Now lower the angle of the needle to 30° and feed the guidewire through the introducer needle into the vessel to a depth of 20 cm, which is marked by 2 black lines on the guidewire. If resistance is met, confirm that the angle of the needle is not too steep and re-try. If it still does not pass easily, remove the wire and reattach the syringe to confirm that blood can still be easily aspirated. If not, then the needle is no longer in the vessel. If blood draws freely into the syringe, but there is still difficulty advancing the guide wire, then verify its location within the vessel lumen by using the ultrasound in the longitudinal view. You may be able to overcome difficulty in passing the wire by retracting the wire a few centimeters and rotating it 90°. This reorients the J tip and may allow for free passage. Never force the guidewire.

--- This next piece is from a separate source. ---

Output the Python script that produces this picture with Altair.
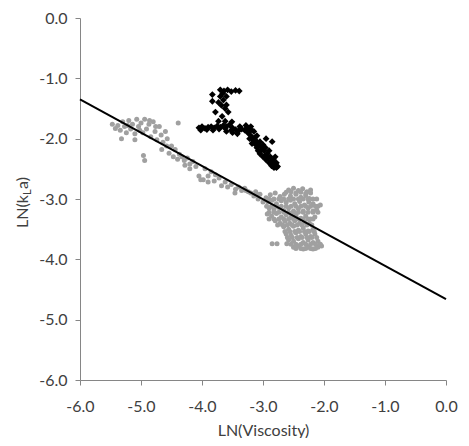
import altair as alt
import pandas as pd

# Gray series (LN viscosity, LN kLa)
gray_x = [
    -5.47, -5.42, -5.38, -5.34, -5.30, -5.27, -5.24, -5.20, -5.17, -5.14, -5.10, -5.07, -5.04, -5.00,
    -4.97, -4.94, -4.91, -4.87, -4.84, -4.80, -4.77, -4.74, -4.70, -4.67, -4.64, -4.60, -4.57, -4.54,
    -4.50, -4.47, -4.44, -4.40, -4.37, -4.33, -4.29, -4.24, -4.20, -4.15, -4.10, -4.05, -3.98, -3.90,
    -4.39, -4.96, -4.94, -5.32, -5.10, -4.66, -4.58, -4.28, -4.20, -5.22, -5.02, -4.86, -4.76,
    -3.95, -3.90, -3.85, -3.80, -3.78, -3.72, -3.68, -3.62, -3.58, -3.52, -3.45, -3.40, -3.35, -3.30,
    -3.15, -3.08, -3.00, -3.46, -4.02, -3.24, -3.10,
    -2.58, -2.50, -2.42, -2.35, -2.28, -2.22, -2.55, -2.46, -2.38, -2.30, -2.24, -2.65, -2.72, -2.80,
    -2.88, -2.95, -3.05, -3.12, -3.20, -3.28,
    -2.62, -2.54, -2.46, -2.38, -2.30, -2.22,
    -2.90, -2.82, -2.74, -2.66, -2.58, -2.50, -2.42, -2.34, -2.26, -2.18, -2.12,
    -2.92, -2.85, -2.78, -2.70, -2.62, -2.55, -2.48, -2.40, -2.32, -2.25, -2.18, -2.10, -2.06, -2.90,
    -2.82, -2.74, -2.66, -2.58, -2.50, -2.42, -2.34, -2.26, -2.18, -2.12,
    -2.94, -2.86, -2.78, -2.70, -2.62, -2.54, -2.46, -2.38, -2.30, -2.22, -2.14,
    -2.90, -2.82, -2.74, -2.66, -2.58, -2.50, -2.42, -2.34, -2.26, -2.18, -2.10,
    -2.93, -2.86, -2.78, -2.70, -2.62, -2.54, -2.46, -2.38, -2.30, -2.22, -2.15, -2.80, -2.72, -2.64,
    -2.56, -2.48, -2.40, -2.32, -2.24,
    -2.90, -2.82, -2.74, -2.66, -2.58, -2.50, -2.42, -2.34, -2.26, -2.18,
    -2.76, -2.68, -2.60, -2.52, -2.44, -2.36, -2.28, -2.20,
    -2.66, -2.58, -2.50, -2.42, -2.34, -2.26, -2.18, -2.62, -2.54, -2.46, -2.38, -2.30, -2.22, -2.15,
    -2.64, -2.56, -2.48, -2.40, -2.32, -2.24, -2.16,
    -2.60, -2.52, -2.44, -2.36, -2.28, -2.20, -2.12,
    -2.58, -2.50, -2.42, -2.34, -2.26, -2.18, -2.10, -2.50, -2.42, -2.34, -2.26, -2.18, -2.10, -2.04,
    -2.54, -2.46, -2.38, -2.30, -2.22, -2.14, -2.06,
    -2.46, -2.38, -2.30, -2.22, -2.14,
    -2.85, -2.77, -2.61,
]
gray_y = [
    -1.76, -1.83, -1.78, -1.86, -1.72, -1.80, -1.90, -1.70, -1.84, -1.76, -1.92, -1.68, -1.80, -1.74,
    -1.90, -1.68, -1.84, -1.76, -1.97, -1.72, -1.88, -2.02, -1.80, -1.94, -2.06, -1.88, -2.00, -2.24,
    -2.12, -2.30, -2.18, -2.34, -2.26, -2.30, -2.36, -2.32, -2.42, -2.38, -2.46, -2.62, -2.68, -2.72,
    -1.74, -2.28, -2.36, -2.00, -2.02, -2.18, -2.12, -2.44, -2.50, -1.78, -1.86, -1.70, -1.80,
    -2.50, -2.62, -2.55, -2.70, -2.60, -2.65, -2.78, -2.72, -2.80, -2.76, -2.84, -2.80, -2.86, -2.82,
    -2.95, -3.00, -3.05, -2.90, -2.68, -2.88, -2.92,
    -2.85, -2.82, -2.86, -2.83, -2.88, -2.85, -2.95, -2.92, -2.97, -2.94, -2.99, -2.92, -2.96, -2.90,
    -2.93, -2.98, -2.92, -2.88, -2.90, -2.86,
    -2.89, -2.88, -2.90, -2.89, -2.91, -2.90,
    -3.00, -3.00, -3.00, -3.00, -3.00, -3.00, -3.00, -3.00, -3.00, -3.00, -3.00,
    -3.05, -3.02, -3.08, -3.03, -3.06, -3.02, -3.08, -3.04, -3.10, -3.05, -3.08, -3.12, -3.10, -3.15,
    -3.18, -3.14, -3.19, -3.15, -3.20, -3.16, -3.20, -3.15, -3.20, -3.18,
    -3.12, -3.12, -3.12, -3.12, -3.12, -3.12, -3.12, -3.12, -3.12, -3.12, -3.12,
    -3.22, -3.22, -3.22, -3.22, -3.22, -3.22, -3.22, -3.22, -3.22, -3.22, -3.22,
    -3.25, -3.28, -3.24, -3.30, -3.26, -3.30, -3.27, -3.32, -3.28, -3.33, -3.30, -3.36, -3.40, -3.37,
    -3.40, -3.36, -3.40, -3.38, -3.40,
    -3.33, -3.33, -3.33, -3.33, -3.33, -3.33, -3.33, -3.33, -3.33, -3.33,
    -3.43, -3.43, -3.43, -3.43, -3.43, -3.43, -3.43, -3.43,
    -3.46, -3.50, -3.45, -3.52, -3.48, -3.53, -3.50, -3.58, -3.60, -3.56, -3.62, -3.58, -3.62, -3.58,
    -3.54, -3.54, -3.54, -3.54, -3.54, -3.54, -3.54,
    -3.64, -3.64, -3.64, -3.64, -3.64, -3.64, -3.64,
    -3.68, -3.70, -3.66, -3.72, -3.68, -3.72, -3.70, -3.80, -3.78, -3.83, -3.80, -3.83, -3.80, -3.78,
    -3.75, -3.75, -3.75, -3.75, -3.75, -3.75, -3.75,
    -3.82, -3.82, -3.82, -3.82, -3.82,
    -3.74, -3.74, -3.74,
]

# Black series
black_x = [
    -4.05, -4.00, -3.95, -3.90, -3.85, -3.80, -3.75, -3.70, -3.65, -3.60, -3.55, -3.50, -3.45, -3.40,
    -3.35, -3.30, -3.25, -3.20, -3.60, -3.50, -3.42,
    -4.02, -3.92, -3.82, -3.72, -3.62, -3.52, -3.38, -3.28, -3.22,
    -3.70, -3.64, -3.58, -3.52, -3.45, -3.39, -3.83, -3.83, -3.70, -3.65, -3.60, -3.68, -3.62,
    -3.66, -3.60, -3.73,
    -3.78, -3.67, -3.57, -3.73, -3.62, -3.51,
    -3.25, -3.20, -3.18, -3.15, -3.15, -3.12, -3.10, -3.10, -3.08, -3.05, -3.05, -3.02, -3.00, -2.98,
    -2.95, -2.93, -2.90, -2.88, -2.85, -2.83, -2.80, -2.78, -2.76, -2.95, -2.85, -3.20, -3.00, -2.90,
    -3.22, -3.18, -3.13, -3.10, -3.07, -3.03, -2.97, -2.96, -2.92, -2.87, -2.82, -2.80, -2.86, -2.82,
    -2.78,
]
black_y = [
    -1.82, -1.80, -1.83, -1.81, -1.80, -1.82, -1.79, -1.81, -1.78, -1.80, -1.77, -1.82, -1.85, -1.87,
    -1.84, -1.86, -1.82, -1.80, -1.88, -1.90, -1.92,
    -1.86, -1.85, -1.86, -1.84, -1.83, -1.86, -1.80, -1.78, -1.88,
    -1.19, -1.21, -1.19, -1.22, -1.20, -1.21, -1.27, -1.38, -1.30, -1.36, -1.44, -1.45, -1.50,
    -1.25, -1.30, -1.40,
    -1.56, -1.63, -1.56, -1.71, -1.71, -1.72,
    -1.90, -1.95, -2.00, -1.88, -2.05, -2.10, -1.95, -2.15, -2.20, -2.05, -2.25, -2.15, -2.30, -2.20,
    -2.35, -2.25, -2.40, -2.30, -2.42, -2.35, -2.45, -2.40, -2.46, -2.00, -2.05, -1.85, -2.10, -2.20,
    -2.00, -2.08, -1.98, -2.05, -2.12, -2.20, -2.28, -2.15, -2.32, -2.37, -2.40, -2.30, -2.45, -2.48,
    -2.48,
]

# Trend line end points
line_x = [-6.0, 0.0]
line_y = [-1.35, -4.66]

ticks = [-6.0, -5.0, -4.0, -3.0, -2.0, -1.0, 0.0]

gray_df = pd.DataFrame({"x": gray_x, "y": gray_y})
black_df = pd.DataFrame({"x": black_x, "y": black_y})
line_df = pd.DataFrame({"x": line_x, "y": line_y})

FONT = "Lato"
FS = 16
TXT = "#404040"
LABEL_EXPR = "replace(format(datum.value, '.1f'), '\u2212', '-')"

xscale = alt.Scale(domain=[-6, 0], nice=False, zero=False)
yscale = alt.Scale(domain=[-6, 0], nice=False, zero=False)
xaxis = alt.Axis(values=ticks, labelExpr=LABEL_EXPR, title="LN(Viscosity)", tickSize=5,
                 labelPadding=13, titlePadding=8, labelFlush=False)
yaxis = alt.Axis(values=ticks, labelExpr=LABEL_EXPR, title=None, tickSize=5, labelPadding=8,
                 labelFlush=False)

gray = alt.Chart(gray_df).mark_circle(size=25, color="#A0A0A0", opacity=1).encode(
    x=alt.X("x:Q", scale=xscale, axis=xaxis),
    y=alt.Y("y:Q", scale=yscale, axis=yaxis),
)
black = alt.Chart(black_df).mark_point(shape="diamond", filled=True, size=46, color="black", opacity=1).encode(
    x=alt.X("x:Q", scale=xscale),
    y=alt.Y("y:Q", scale=yscale),
)
trend = alt.Chart(line_df).mark_line(color="black", strokeWidth=2).encode(
    x=alt.X("x:Q", scale=xscale),
    y=alt.Y("y:Q", scale=yscale),
)

# y-axis title with subscript, composed of pieces
t1 = alt.Chart(pd.DataFrame({"t": ["LN(k"]})).mark_text(
    angle=270, align="left", baseline="middle", font=FONT, fontSize=FS, color=TXT
).encode(text="t:N", x=alt.value(-57), y=alt.value(210))
t2 = alt.Chart(pd.DataFrame({"t": ["L"]})).mark_text(
    angle=270, align="left", baseline="middle", font=FONT, fontSize=11, color=TXT
).encode(text="t:N", x=alt.value(-52), y=alt.value(177))
t3 = alt.Chart(pd.DataFrame({"t": ["a)"]})).mark_text(
    angle=270, align="left", baseline="middle", font=FONT, fontSize=FS, color=TXT
).encode(text="t:N", x=alt.value(-57), y=alt.value(171))

chart = alt.layer(gray, black, trend, t1, t2, t3).properties(
    width=366, height=362,
    autosize=alt.AutoSizeParams(type="none"),
    padding={"left": 72, "top": 10, "right": 15, "bottom": 58},
).configure_view(stroke=None).configure_axis(
    grid=False,
    domainColor="#868686",
    tickColor="#868686",
    labelFont=FONT,
    labelFontSize=FS,
    labelColor=TXT,
    titleFont=FONT,
    titleFontSize=FS,
    titleFontWeight="normal",
    titleColor=TXT,
)

chart.save("out.html", embed_options={"renderer": "svg", "actions": False})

When the wire has advanced to the desired location, nick the skin at the insertion site with the scalpel, remove the introducer needle, and pass the dilator over the guidewire to a depth of 2 to 3 centimeters, gently rotating it to dilate the skin and soft tissues. Subsequently, remove the dilator and feed the catheter over the guidewire until it is completely inserted - 20 cm. Once the catheter is inserted, remove the guidewire. Next, attach a syringe containing sterile saline to the distal port of the CVC, aspirate to verify blood return, and then flush the lumen. Repeat this step for each lumen on double or triple lumen catheters and cap the ports of each lumen.

Subsequently, with the help of a two-part clamp, hold the catheter in place. Then anesthetize the skin, and suture the clamp in place through the eyelets. To complete the procedure, apply a sterile dressing in accordance with the practices of the medical facility and dispose of all sharps.

If using the landmark-guided technique, palpate the femoral artery as described previously, and insert the introducer needle just medial to the pulse. If this attempt is unsuccessful, move the insertion sight slightly more medial until you are able to draw blood freely. The rest of the procedure is exactly same as the insertion technique using ultrasound guidance.

"CVC insertion in the femoral vein is most commonly performed in emergency situations because it can be placed quickly, with or without ultrasound guidance, and the procedure does not interfere with other procedures such as CPR or airway management."

"The immediate complication rate is lower than both IJ and subclavian vein procedures because there is no risk of pneumothorax and accidental arterial puncture can be easily addressed with direct pressure."

"The major disadvantage of femoral CVC's is the high incidence of infection due to the proximity to the groin and because they are often placed under quasi-sterile conditions in emergency situations. For this reason, femoral CVC's should be replaced with a catheter in another location if sustained central venous access is required. In addition, femoral catheterization also carries the risk of bladder and peritoneal perforation."

You have just watched a JoVE video on central venous catheter insertion into the femoral vein with and without ultrasound guidance. After watching this, you should have a better sense of the critical steps of this procedure and how ultrasound guidance can help enhances the success of CVC placement in femoral vein. As always, thanks for watching!